**Work instructions:** The material below holds a span beginning at the line with "What D3.js code" and ending at the line with "12, 14, 16];". Quote that span exactly, both ends included, and only that span.

**Extracted material:**
— start —
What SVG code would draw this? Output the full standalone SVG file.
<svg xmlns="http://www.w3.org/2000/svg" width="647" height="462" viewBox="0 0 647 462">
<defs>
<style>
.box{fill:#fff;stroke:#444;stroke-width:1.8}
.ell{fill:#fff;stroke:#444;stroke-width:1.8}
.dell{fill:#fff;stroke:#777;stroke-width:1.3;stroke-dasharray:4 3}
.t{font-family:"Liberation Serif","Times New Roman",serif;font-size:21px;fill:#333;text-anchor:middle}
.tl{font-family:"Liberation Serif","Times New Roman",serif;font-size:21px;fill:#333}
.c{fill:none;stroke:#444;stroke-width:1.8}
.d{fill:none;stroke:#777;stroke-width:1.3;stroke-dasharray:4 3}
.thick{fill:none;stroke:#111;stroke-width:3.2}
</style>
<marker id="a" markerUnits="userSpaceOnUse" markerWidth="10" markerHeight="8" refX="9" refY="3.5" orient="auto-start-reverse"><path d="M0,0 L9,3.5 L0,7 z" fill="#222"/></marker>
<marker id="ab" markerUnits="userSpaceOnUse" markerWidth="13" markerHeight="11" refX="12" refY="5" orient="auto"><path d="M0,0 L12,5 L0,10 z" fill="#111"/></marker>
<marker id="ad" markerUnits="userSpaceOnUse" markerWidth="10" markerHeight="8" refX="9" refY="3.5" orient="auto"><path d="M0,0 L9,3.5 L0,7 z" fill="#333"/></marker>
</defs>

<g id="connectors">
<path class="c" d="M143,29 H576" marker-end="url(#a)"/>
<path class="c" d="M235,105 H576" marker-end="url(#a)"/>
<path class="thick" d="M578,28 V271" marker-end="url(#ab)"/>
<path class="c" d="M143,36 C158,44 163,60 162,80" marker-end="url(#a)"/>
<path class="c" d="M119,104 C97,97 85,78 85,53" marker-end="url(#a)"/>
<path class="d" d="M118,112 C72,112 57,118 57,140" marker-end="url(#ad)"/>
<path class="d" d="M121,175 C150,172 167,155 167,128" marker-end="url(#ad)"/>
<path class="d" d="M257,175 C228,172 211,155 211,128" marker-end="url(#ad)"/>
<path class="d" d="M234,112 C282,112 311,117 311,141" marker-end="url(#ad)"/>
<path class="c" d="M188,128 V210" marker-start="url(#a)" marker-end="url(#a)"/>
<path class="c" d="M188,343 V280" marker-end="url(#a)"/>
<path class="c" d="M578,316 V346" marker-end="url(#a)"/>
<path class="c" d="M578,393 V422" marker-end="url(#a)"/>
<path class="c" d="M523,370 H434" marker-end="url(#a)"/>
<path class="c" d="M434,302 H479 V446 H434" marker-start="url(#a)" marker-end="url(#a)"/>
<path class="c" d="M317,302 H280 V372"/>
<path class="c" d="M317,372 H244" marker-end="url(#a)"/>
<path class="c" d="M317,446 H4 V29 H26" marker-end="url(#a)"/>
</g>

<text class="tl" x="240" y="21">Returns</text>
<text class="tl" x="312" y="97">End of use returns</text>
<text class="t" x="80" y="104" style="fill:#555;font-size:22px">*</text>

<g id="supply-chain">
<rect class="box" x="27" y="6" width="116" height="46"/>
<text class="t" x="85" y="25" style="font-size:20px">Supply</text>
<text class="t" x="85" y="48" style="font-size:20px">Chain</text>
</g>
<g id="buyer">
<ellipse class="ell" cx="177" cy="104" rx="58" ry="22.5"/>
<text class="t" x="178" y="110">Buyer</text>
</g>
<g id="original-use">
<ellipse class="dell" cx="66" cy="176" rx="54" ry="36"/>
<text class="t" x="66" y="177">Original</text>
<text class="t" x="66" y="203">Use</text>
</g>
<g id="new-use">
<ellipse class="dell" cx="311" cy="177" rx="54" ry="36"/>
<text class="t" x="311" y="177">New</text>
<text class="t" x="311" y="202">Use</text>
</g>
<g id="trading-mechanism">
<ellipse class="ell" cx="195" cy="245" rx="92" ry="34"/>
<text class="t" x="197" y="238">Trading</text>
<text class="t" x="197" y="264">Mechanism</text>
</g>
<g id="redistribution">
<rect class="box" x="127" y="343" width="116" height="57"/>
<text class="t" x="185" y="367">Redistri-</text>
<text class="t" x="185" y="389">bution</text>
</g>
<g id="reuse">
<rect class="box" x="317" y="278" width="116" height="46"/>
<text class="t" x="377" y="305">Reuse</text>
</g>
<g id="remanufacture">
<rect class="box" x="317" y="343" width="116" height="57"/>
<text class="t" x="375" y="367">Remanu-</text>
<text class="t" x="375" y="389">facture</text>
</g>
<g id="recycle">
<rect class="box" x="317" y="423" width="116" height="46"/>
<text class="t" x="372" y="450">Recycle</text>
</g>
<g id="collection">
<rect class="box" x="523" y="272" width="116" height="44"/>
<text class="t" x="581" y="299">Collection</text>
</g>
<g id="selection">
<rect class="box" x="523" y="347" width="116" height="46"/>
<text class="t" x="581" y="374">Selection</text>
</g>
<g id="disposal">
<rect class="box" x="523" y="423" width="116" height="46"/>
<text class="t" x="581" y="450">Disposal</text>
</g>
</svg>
— end —
— start —
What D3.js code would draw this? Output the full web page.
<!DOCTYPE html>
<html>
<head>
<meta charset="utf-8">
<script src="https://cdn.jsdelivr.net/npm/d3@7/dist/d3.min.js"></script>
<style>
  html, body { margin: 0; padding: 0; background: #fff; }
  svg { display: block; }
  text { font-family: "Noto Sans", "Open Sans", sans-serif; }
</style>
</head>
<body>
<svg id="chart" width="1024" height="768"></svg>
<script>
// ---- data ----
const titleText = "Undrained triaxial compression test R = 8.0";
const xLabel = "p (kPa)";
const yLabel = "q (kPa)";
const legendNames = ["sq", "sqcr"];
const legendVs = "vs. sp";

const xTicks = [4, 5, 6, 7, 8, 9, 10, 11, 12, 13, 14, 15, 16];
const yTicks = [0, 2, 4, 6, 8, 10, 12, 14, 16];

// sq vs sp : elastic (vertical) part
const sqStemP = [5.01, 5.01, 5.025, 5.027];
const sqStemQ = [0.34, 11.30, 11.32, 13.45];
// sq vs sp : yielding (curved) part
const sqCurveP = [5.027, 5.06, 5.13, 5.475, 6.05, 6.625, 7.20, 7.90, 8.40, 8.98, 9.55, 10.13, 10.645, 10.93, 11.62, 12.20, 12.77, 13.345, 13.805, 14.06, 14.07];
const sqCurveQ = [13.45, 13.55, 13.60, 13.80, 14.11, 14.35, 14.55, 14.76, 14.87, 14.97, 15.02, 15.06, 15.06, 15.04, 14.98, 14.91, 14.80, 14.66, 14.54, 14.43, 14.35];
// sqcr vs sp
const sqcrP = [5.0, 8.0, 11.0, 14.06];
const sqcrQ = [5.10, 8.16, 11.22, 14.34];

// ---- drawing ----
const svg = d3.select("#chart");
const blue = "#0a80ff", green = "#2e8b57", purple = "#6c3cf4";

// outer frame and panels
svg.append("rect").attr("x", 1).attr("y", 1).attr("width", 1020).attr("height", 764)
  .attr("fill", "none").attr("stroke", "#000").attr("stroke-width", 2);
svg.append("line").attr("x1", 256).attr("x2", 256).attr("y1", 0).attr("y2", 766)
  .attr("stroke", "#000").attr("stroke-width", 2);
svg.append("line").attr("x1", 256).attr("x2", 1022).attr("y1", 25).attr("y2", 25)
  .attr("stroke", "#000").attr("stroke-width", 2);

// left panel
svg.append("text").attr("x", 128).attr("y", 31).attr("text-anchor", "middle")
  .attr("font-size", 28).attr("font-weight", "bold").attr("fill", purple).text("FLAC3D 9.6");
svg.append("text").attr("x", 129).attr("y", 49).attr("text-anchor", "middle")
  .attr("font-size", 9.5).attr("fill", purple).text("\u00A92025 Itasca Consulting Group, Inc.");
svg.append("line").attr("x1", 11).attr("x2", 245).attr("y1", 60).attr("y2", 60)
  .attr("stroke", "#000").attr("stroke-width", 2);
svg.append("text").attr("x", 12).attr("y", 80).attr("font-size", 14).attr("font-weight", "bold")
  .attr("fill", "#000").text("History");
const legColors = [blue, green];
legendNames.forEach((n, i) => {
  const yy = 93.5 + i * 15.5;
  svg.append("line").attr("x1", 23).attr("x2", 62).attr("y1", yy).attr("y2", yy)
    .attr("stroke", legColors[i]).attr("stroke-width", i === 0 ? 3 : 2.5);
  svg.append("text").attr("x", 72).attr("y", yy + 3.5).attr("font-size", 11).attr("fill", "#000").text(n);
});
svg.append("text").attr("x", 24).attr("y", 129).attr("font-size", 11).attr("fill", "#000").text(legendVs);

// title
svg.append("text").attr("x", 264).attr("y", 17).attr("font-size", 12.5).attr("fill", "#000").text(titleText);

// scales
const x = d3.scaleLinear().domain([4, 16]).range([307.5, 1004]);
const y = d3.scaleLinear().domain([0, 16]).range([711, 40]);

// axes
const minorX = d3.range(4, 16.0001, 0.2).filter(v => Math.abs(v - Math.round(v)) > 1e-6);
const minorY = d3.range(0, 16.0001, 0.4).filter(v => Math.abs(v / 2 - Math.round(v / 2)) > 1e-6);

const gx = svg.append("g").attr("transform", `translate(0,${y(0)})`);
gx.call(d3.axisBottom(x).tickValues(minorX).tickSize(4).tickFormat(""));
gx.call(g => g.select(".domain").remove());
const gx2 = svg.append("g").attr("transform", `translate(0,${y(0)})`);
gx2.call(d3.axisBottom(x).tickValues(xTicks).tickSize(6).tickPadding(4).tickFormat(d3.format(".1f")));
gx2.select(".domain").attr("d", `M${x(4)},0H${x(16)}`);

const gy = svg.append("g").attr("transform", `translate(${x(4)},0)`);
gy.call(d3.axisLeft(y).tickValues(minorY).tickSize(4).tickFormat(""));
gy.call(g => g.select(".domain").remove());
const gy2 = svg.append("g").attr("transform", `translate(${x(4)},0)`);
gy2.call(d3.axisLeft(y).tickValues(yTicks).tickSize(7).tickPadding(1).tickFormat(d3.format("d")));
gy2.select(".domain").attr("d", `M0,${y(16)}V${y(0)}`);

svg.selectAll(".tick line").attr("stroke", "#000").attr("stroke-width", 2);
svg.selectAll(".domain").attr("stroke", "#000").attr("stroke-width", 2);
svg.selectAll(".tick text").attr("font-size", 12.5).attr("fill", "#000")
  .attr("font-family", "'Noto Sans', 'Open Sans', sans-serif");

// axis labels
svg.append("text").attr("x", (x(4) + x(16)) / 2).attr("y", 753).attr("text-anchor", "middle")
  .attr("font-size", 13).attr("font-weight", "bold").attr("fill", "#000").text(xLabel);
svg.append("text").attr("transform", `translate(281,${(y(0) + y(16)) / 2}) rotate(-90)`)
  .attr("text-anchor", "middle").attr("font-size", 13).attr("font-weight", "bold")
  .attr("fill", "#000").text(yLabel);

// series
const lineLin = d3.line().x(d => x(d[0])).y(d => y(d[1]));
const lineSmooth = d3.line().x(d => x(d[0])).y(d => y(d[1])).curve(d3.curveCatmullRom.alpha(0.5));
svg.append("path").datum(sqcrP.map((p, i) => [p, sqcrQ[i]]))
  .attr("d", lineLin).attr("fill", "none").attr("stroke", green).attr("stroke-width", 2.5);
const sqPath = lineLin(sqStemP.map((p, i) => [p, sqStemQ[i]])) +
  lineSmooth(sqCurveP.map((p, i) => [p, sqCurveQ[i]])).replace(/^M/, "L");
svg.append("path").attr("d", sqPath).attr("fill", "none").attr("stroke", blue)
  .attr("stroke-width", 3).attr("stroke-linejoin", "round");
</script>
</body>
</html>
— end —
— start —
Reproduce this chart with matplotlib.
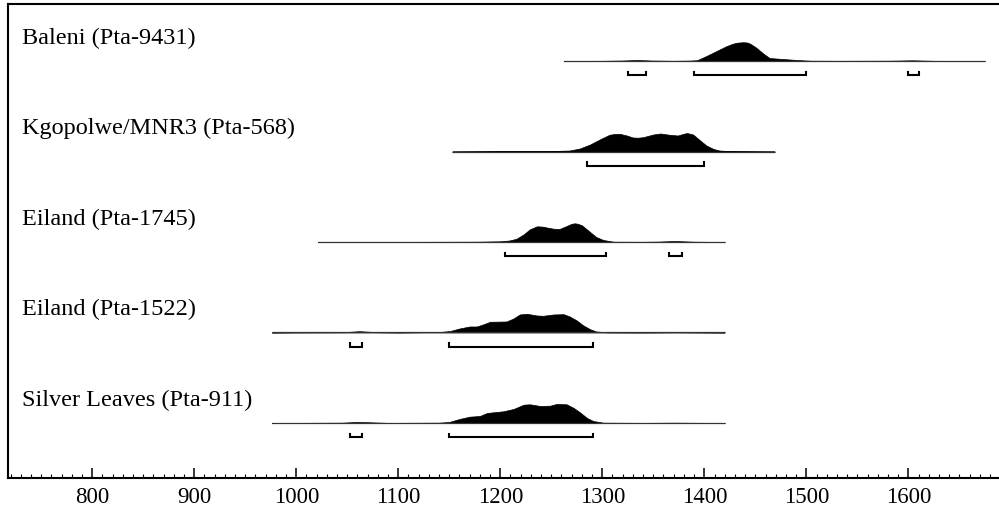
— end —
**Result of the exercise:**
What D3.js code would draw this? Output the full web page.
<!DOCTYPE html>
<html>
<head>
<meta charset="utf-8">
<script src="https://cdn.jsdelivr.net/npm/d3@7/dist/d3.min.js"></script>
<style>
  html, body { margin: 0; padding: 0; background: #fff; }
  svg { display: block; }
  text { font-family: "Noto Sans", "Open Sans", sans-serif; }
</style>
</head>
<body>
<svg id="chart" width="1024" height="768"></svg>
<script>
// ---- data ----
const titleText = "Undrained triaxial compression test R = 8.0";
const xLabel = "p (kPa)";
const yLabel = "q (kPa)";
const legendNames = ["sq", "sqcr"];
const legendVs = "vs. sp";

const xTicks = [4, 5, 6, 7, 8, 9, 10, 11, 12, 13, 14, 15, 16];
const yTicks = [0, 2, 4, 6, 8, 10, 12, 14, 16];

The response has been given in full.